I have to admit I think I have a weakness for hipster guys. They tend to be cute. But upon further examination, I think I’ve mistaken the breed. The guys I like are often found wearing a nice hat (hint: it doesn’t have a baseball logo on it), a witty t-shirt, or looking like the wish they could spend a casual Friday on Mad Men. These are good things. Your typical ‘eh jeans, whatever’ guys are fine, too. Guys who don’t worry about or just don’t feel like they have much style to speak of are doing all right for themselves. Not everyone gets or cares about dressing cute. But I think I’ve narrowed down how to spot a hipster. Oh god, the hipsters. Maybe this would lose me some Twitter followers, but oh well. If that’s the case, y so srs? ;p
This is what we see from the girls. I don’t know how so many skinny, skinny girls can actually be in one place. Your average grown woman isn’t this small, so it’s a bit noticeable when suddenly everyone around you has no tits or ass. Coming from a feminist, maybe that sounds horribly wrong. It’s not a judgment, it’s an observation. It makes one go, ‘where did you all come from?’ But that’s not the problem. The problem is the intentionally ugly ass outfits. I like me some American Apparel. Good colors, very versatile. You can throw on anything with one of their cotton skirts or shirts and make it part of a fun outfit. But if you’re wearing some kinda fucking lycra leotard like you mean it, I don’t know what to do with you.
But it’s the guys who are starting to kill me, here. Let me give you one tip. If this is the only advice you take all year, we’ll have made an improvement. Those Grizzly Adams beards? WHAT IS WRONG WITH YOU? That has never been a good look on anyone, ever, in the history of the world. Did Joaquin Phoenix look good when last we saw him? NO! Everyone wondered what was wrong with him. Just stop it.
Now the music. Uh. I was listening last night to the ‘best albums of 2009’ as decided by various outlets. WOXY, the Austin-based internet radio station, had a pretty sweet list. There are some good bands that have been indie/hipster darlings, like St. Vincent and even The XX are not bad. The Dirty Projectors are really cool. But y’all, Phoenix is really overrated for a non-groundbreaking band. And what passes for indie electronic? Good Christ, who is listening to Dan Deacon? That made my brain hurt. That is some ugly noise right there. Thao with the Get Down Stay Down? I want to like them, but man that girl can’t sing. Sufkan Stevens like to put me to sleep. Friendly Fires? I have some friends into them and I don’t get it. They had some good melodies but a ridiculous amount of electronic NOISE that distracts from anything good. Other bands like Bon Iver? Boring. I want to like Yeasayer, but also boring. I guess I’m just not looking for music to put me in a coma.

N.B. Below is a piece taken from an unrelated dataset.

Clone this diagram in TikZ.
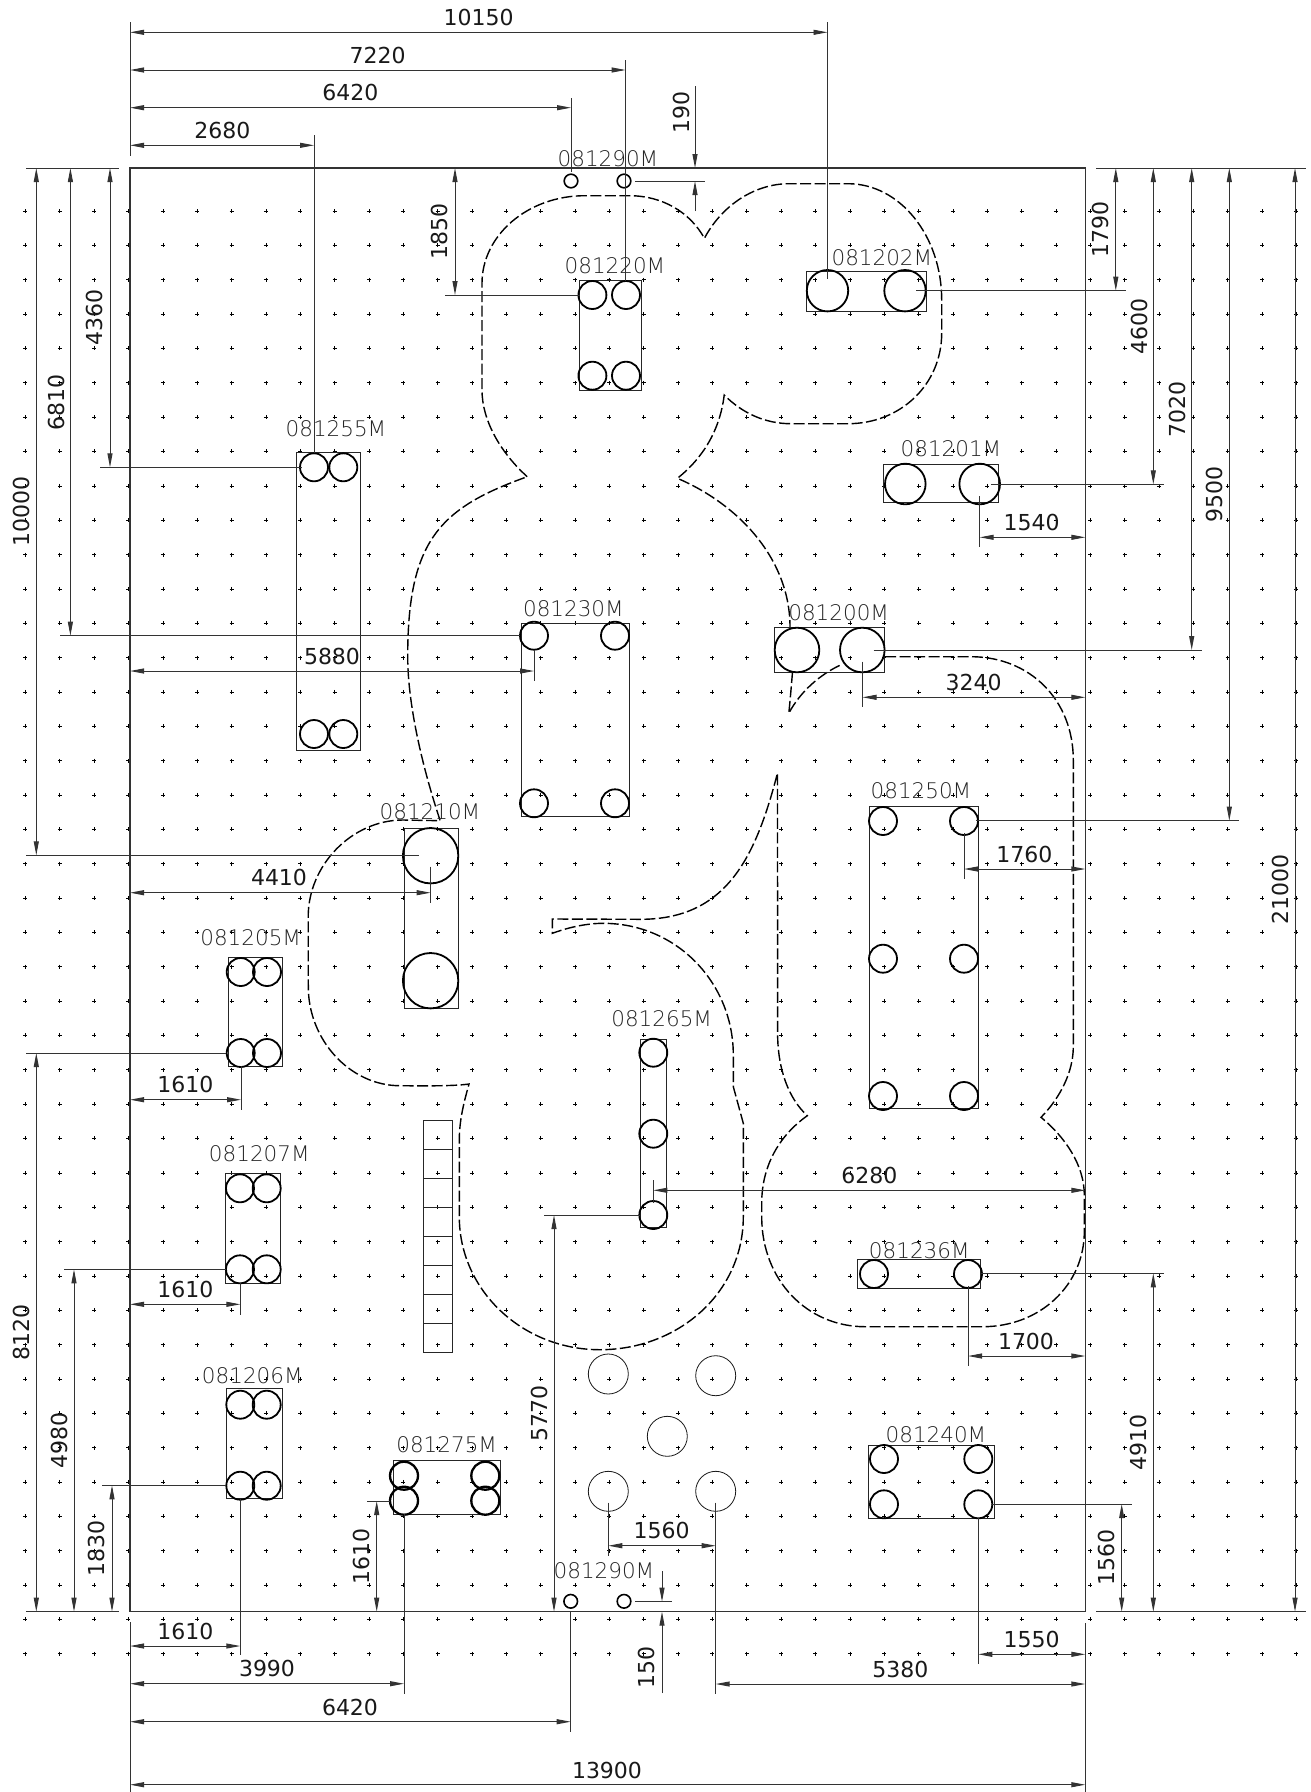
\documentclass[tikz,border=0pt]{standalone}
\usepackage{fontspec}
\setmainfont{DejaVu Sans}
\newfontfamily\lblfont{DejaVu Sans ExtraLight}
\usetikzlibrary{arrows.meta}
\tikzset{
  gridp/.style={line width=0.6pt,black},
  extln/.style={line width=0.95pt,black!80},
  dimln/.style={line width=0.95pt,black!80},
  frameln/.style={line width=1.05pt,black!80},
  boxln/.style={line width=1pt,black!85},
  pile/.style={line width=1.8pt,black},
  pilethick/.style={line width=2.3pt,black},
  thincirc/.style={line width=0.8pt,black!90},
  dashln/.style={line width=1.4pt,black,dash pattern=on 11pt off 3.5pt},
  bothtips/.style={{Triangle[length=14pt,width=5pt]}-{Triangle[length=14pt,width=5pt]}},
  endtip/.style={-{Triangle[length=14pt,width=5pt]}},
  dimtxt/.style={font=\fontsize{22}{22}\selectfont,inner sep=0pt,text=black!90},
  lbltxt/.style={font=\lblfont\fontsize{21.5}{22}\selectfont,inner sep=0pt,text=black!85},
}
\newcommand{\HD}[6]{\draw[dimln,bothtips] (#1,#3)--(#2,#3); \node[dimtxt] (h#4x#1) at (#5,#6) {#4};}
\newcommand{\VD}[6]{\draw[dimln,bothtips] (#1,#2)--(#1,#3); \node[dimtxt,rotate=90] (v#4x#1) at (#5,#6) {#4};}
\newcommand{\EX}[4]{\draw[extln] (#1,#2)--(#3,#4);}
\newcommand{\LB}[3]{\node[lbltxt] (l#1x#2) at (#2,#3) {#1};}
\newcommand{\PC}[3]{\draw[pile] (#1,#2) circle[radius=#3];}
\begin{document}
\begin{tikzpicture}[x=1pt,y=-1pt]
\useasboundingbox (0,0) rectangle (1311,1792);
\fill[white] (0,0) rectangle (1311,1792);
% grid of small crosses
\draw[gridp] \foreach \i in {0,...,37}{\foreach \j in {0,...,42}{
  ({25.4+34.35*\i-2},{211+34.35*\j}) -- ++(4,0)
  ({25.4+34.35*\i},{211+34.35*\j-2}) -- ++(0,4)}};
% frame
\draw[frameln] (130,1611.7)--(130,168)--(1085.3,168)--(1085.3,1611.7)--cycle;
\EX{26}{168}{119}{168}
\EX{1096}{168}{1305.5}{168}
\EX{26}{1611.7}{119}{1611.7}
\EX{1096}{1611.7}{1305.5}{1611.7}
\EX{130}{22}{130}{156}
\EX{130}{1622}{130}{1792}
\EX{1085.3}{1623}{1085.3}{1792}
% dashed outline
\draw[dashln] (527.2,476.7) .. controls (500,452) and (482,420) .. (482,390) -- (482,283.3)
  .. controls (482,235) and (528,195.7) .. (584.8,195.7) -- (629.5,195.7)
  .. controls (662,195.7) and (690,212) .. (704.4,238.3)
  .. controls (722,205) and (755,183.7) .. (789,183.7) -- (848,183.7)
  .. controls (900,183.7) and (941.7,236) .. (941.7,300) -- (941.7,333)
  .. controls (941.7,385) and (900,423.7) .. (848,423.7) -- (791,423.7)
  .. controls (765,423.7) and (742,413) .. (724.2,395)
  .. controls (720,430) and (703,458) .. (677.4,478.3)
  .. controls (740,505) and (790,560) .. (790,627);
\draw[dashln] (792.5,672) .. controls (791,690) and (790,702) .. (788.8,713.3)
  .. controls (800,692) and (820,674) .. (842.7,664);
\draw[dashln] (885,656.7) -- (971,656.7)
  .. controls (1030,656.7) and (1073.3,700) .. (1073.3,760) -- (1073.3,1046.7)
  .. controls (1073.3,1072) and (1060,1098) .. (1041,1117.3)
  .. controls (1065,1137) and (1084.3,1165) .. (1084.3,1195) -- (1084.3,1231.7)
  .. controls (1084.3,1285) and (1040,1326.7) .. (982.7,1326.7) -- (865,1326.7)
  .. controls (807,1326.7) and (761.7,1280) .. (761.7,1216.7) -- (761.7,1203.3)
  .. controls (761.7,1165) and (780,1135) .. (807.3,1115.7)
  .. controls (788,1098) and (777.6,1068) .. (777.6,1033) -- (777.5,773)
  .. controls (755,860) and (725,919.3) .. (640.4,919.3) -- (552.3,919) -- (552.3,933.3)
  .. controls (575,925) and (595,922.5) .. (610,923.5)
  .. controls (680,927) and (733.3,985) .. (733.3,1055) -- (733.3,1086.7) -- (743.3,1123.3) -- (743.3,1216.7)
  .. controls (743.3,1293) and (678,1349.7) .. (600,1349.7)
  .. controls (522,1349.7) and (459.3,1290) .. (459.3,1216.7) -- (459.3,1140)
  .. controls (459.3,1120) and (464,1102) .. (469,1084)
  .. controls (455,1086) and (430,1086) .. (400,1085.7)
  .. controls (350,1085.7) and (308.3,1040) .. (308.3,986.7) -- (308.2,916.7)
  .. controls (308.2,865) and (352,820) .. (403,820) -- (440.2,820.7)
  .. controls (420,760) and (407.7,700) .. (407.7,656.7)
  .. controls (407.7,540) and (440,508) .. (527.2,476.7);
% ladder
\draw[boxln] (423.3,1120.7) rectangle (452.7,1352);
\foreach \k in {1,...,7}{\draw[boxln] (423.3,{1120.7+28.91*\k})--(452.7,{1120.7+28.91*\k});}
% thin circles
\foreach \c/\d in {608.3/1374,715.7/1375.7,667.3/1436.3,608.3/1491.3,715.7/1491.3}{\draw[thincirc] (\c,\d) circle[radius=20];}
% boxes
\draw[boxln] (579,280) rectangle (641.5,390.3);
\draw[boxln] (296.7,452.3) rectangle (360.3,750.7);
\draw[boxln] (521,623.3) rectangle (629.3,816.7);
\draw[boxln] (404.2,828.7) rectangle (458.6,1008.3);
\draw[boxln] (774,627.3) rectangle (884.7,672.3);
\draw[boxln] (883.3,464) rectangle (998.7,502.3);
\draw[boxln] (806.8,271.7) rectangle (926.6,311.7);
\draw[boxln] (869.7,806) rectangle (978.3,1108.3);
\draw[boxln] (857.3,1259.3) rectangle (980.3,1288);
\draw[boxln] (868.7,1445.3) rectangle (994.7,1518.3);
\draw[boxln] (640.7,1039.3) rectangle (666.7,1227);
\draw[boxln] (228.3,957.3) rectangle (282.7,1066);
\draw[boxln] (225.7,1173.3) rectangle (280.3,1283.3);
\draw[boxln] (226.7,1388.7) rectangle (282.7,1498.3);
\draw[boxln] (393.3,1460.3) rectangle (500.7,1514.3);
% piles
\foreach \c/\d in {592.4/295,626/295,592.4/375.7,626/375.7,
  314/467.3,343.3/467.3,314/734,343.3/734,
  534/635.7,615/635.7,534/803.3,615/803.3,
  883/821,964/821,883/958.7,964/958.7,883/1096,964/1096,
  874/1274,968/1274,884/1459,978.3/1459,884/1504.3,978.3/1504.3,
  653.3/1052.7,653.3/1133.7,653.3/1215,
  240.7/972,267/972,240.7/1053,267/1053,
  240/1188.3,266.7/1188.3,240/1269.3,266.7/1269.3,
  240.3/1404.7,266.7/1404.7,240.3/1485.7,266.7/1485.7}{\PC{\c}{\d}{14}}
\foreach \c/\d in {404/1475.7,485.3/1475.7,404/1500.7,485.3/1500.7}{\draw[pilethick] (\c,\d) circle[radius=14];}
\PC{430.6}{855.7}{27.7}\PC{430.6}{980.7}{27.7}
\PC{797}{650}{22.3}\PC{862.3}{650}{22.3}
\PC{905.3}{484}{20.3}\PC{979.7}{484}{20.3}
\PC{827.5}{290.7}{20.7}\PC{905}{290.7}{20.7}
\foreach \c/\d in {571/181,624/181,570.7/1601.3,624/1601.3}{\draw[line width=1.6pt] (\c,\d) circle[radius=6.8];}
% labels
\LB{081220M}{615}{265.7}
\LB{081255M}{336}{428.3}
\LB{081230M}{573.4}{608.3}
\LB{081210M}{430}{811.7}
\LB{081200M}{838.7}{612.7}
\LB{081201M}{951}{448.3}
\LB{081202M}{881.9}{257.3}
\LB{081250M}{921}{791}
\LB{081236M}{919.3}{1251}
\LB{081240M}{936}{1434.3}
\LB{081265M}{661.7}{1019}
\LB{081205M}{250.7}{937.3}
\LB{081207M}{259.3}{1153.3}
\LB{081206M}{252.3}{1375.3}
\LB{081275M}{446.7}{1444.3}
\LB{081290M}{608}{158.3}
\LB{081290M}{604}{1570.7}
% top dims
\HD{130}{827.5}{32.3}{10150}{478.6}{17.3}
\HD{130}{625.6}{70}{7220}{377.7}{55}
\HD{130}{571}{107.7}{6420}{350.4}{92.7}
\HD{130}{314}{145.3}{2680}{222.3}{130.7}
\EX{827.5}{22}{827.5}{279}
\EX{625.6}{60}{625.6}{281}
\EX{571}{98}{571}{172}
\EX{314}{135}{314}{453}
% 190
\draw[dimln,endtip] (695,86)--(695,168);
\draw[dimln,endtip] (695,211)--(695,181);
\EX{688}{168}{705}{168}
\EX{635}{181}{705}{181}
\node[dimtxt,rotate=90] (v190) at (681,112) {190};
% left verticals
\VD{36.3}{168}{855.3}{10000}{21.7}{511.7}
\EX{26}{855.3}{419}{855.3}
\VD{70.4}{168}{635.7}{6810}{56}{402}
\EX{60}{635.7}{520}{635.7}
\VD{110}{168}{467.3}{4360}{94.6}{317.5}
\EX{100}{467.3}{302}{467.3}
\VD{36.3}{1053}{1611.7}{8120}{21.7}{1332.3}
\EX{26}{1053}{226}{1053}
\VD{74}{1269.3}{1611.7}{4980}{59}{1440}
\EX{64}{1269.3}{226}{1269.3}
\VD{112}{1485.3}{1611.7}{1830}{96.7}{1548.7}
\EX{102}{1485.3}{226}{1485.3}
\VD{455}{168}{295}{1850}{439.7}{231}
\EX{445}{295}{580}{295}
% interior horizontals
\HD{130}{534}{671}{5880}{332}{656}
\EX{534}{650}{534}{680.7}
\HD{130}{430.6}{892.7}{4410}{279}{877.3}
\EX{430.6}{866.7}{430.6}{902.7}
\HD{130}{241}{1099.7}{1610}{185.3}{1084.3}
\EX{241}{1066}{241}{1110}
\HD{130}{240.3}{1304.3}{1610}{185.3}{1289.3}
\EX{240.3}{1283}{240.3}{1315}
% bottom dims
\HD{130}{240.3}{1646}{1610}{185.3}{1631}
\EX{240.3}{1498.7}{240.3}{1655.3}
\HD{130}{404}{1683.7}{3990}{267}{1668.7}
\EX{404}{1513.7}{404}{1693.7}
\HD{130}{570.7}{1721.7}{6420}{350}{1707}
\EX{570.7}{1612}{570.7}{1731.7}
\HD{130}{1085.3}{1784.7}{13900}{607}{1770}
\VD{376.7}{1501}{1611.7}{1610}{361.7}{1556.3}
\EX{367}{1501}{390}{1501}
\VD{554}{1215}{1611.7}{5770}{539}{1413.3}
\EX{544}{1215}{640}{1215}
\HD{608.3}{715.7}{1545.7}{1560}{661.7}{1530.7}
\EX{608.3}{1502.7}{608.3}{1556}
\EX{715.7}{1502.7}{715.7}{1694.3}
% 150
\draw[dimln,endtip] (662,1571)--(662,1601.7);
\draw[dimln,endtip] (662,1693)--(662,1611.7);
\EX{635}{1601.7}{671.7}{1601.7}
\node[dimtxt,rotate=90] (v150) at (646.7,1667.5) {150};
\HD{715.7}{1085.3}{1684}{5380}{900.3}{1669.3}
\HD{978.3}{1085.3}{1654.3}{1550}{1031.7}{1639.3}
\EX{978.3}{1518}{978.3}{1664.3}
% right verticals
\VD{1121.7}{1504}{1611.7}{1560}{1106.7}{1557.5}
\EX{991}{1504}{1131.7}{1504}
\VD{1153.3}{1273.3}{1611.7}{4910}{1138.7}{1442.5}
\EX{981}{1273.3}{1163.7}{1273.3}
\HD{968}{1085.3}{1356}{1700}{1026}{1341}
\EX{968}{1286}{968}{1365.7}
\VD{1295}{168}{1611.7}{21000}{1280.3}{889.5}
\HD{653.3}{1085.3}{1190.3}{6280}{869.3}{1175}
\EX{653.3}{1180}{653.3}{1203}
\HD{964}{1085.3}{869}{1760}{1024.3}{854}
\EX{964}{833}{964}{878.7}
\VD{1229.3}{168}{820.7}{9500}{1214.3}{494}
\EX{976}{820.7}{1239.3}{820.7}
\HD{862.5}{1085.3}{697.3}{3240}{973.7}{682.3}
\EX{862.5}{661.7}{862.5}{706.7}
\VD{1191.7}{168}{650}{7020}{1177}{409}
\EX{873.7}{650}{1201.7}{650}
\HD{979.7}{1085.3}{537.3}{1540}{1031.7}{522.3}
\EX{979.7}{496}{979.7}{547.3}
\VD{1153.3}{168}{484.3}{4600}{1139}{326}
\EX{991}{484.3}{1163.7}{484.3}
\VD{1115.8}{168}{290.7}{1790}{1100}{229.7}
\EX{916.4}{290.7}{1125.5}{290.7}
\end{tikzpicture}
\end{document}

Maybe I’m just getting too pop and yuppie in my ‘old’ 30-something age. Or maybe we just need more Ume, a new Elliott Smith, more Silversun Pickups, Dead Weather, and less marginally able musicians who are the sonic equivalent of putting on a ratty outfit and wildman beard, and saying fuck it, we declare this cool for some reason.
PS: Girls, stop wearing gigantic 80s glasses (eyeglasses, that is). No, they don’t look cute.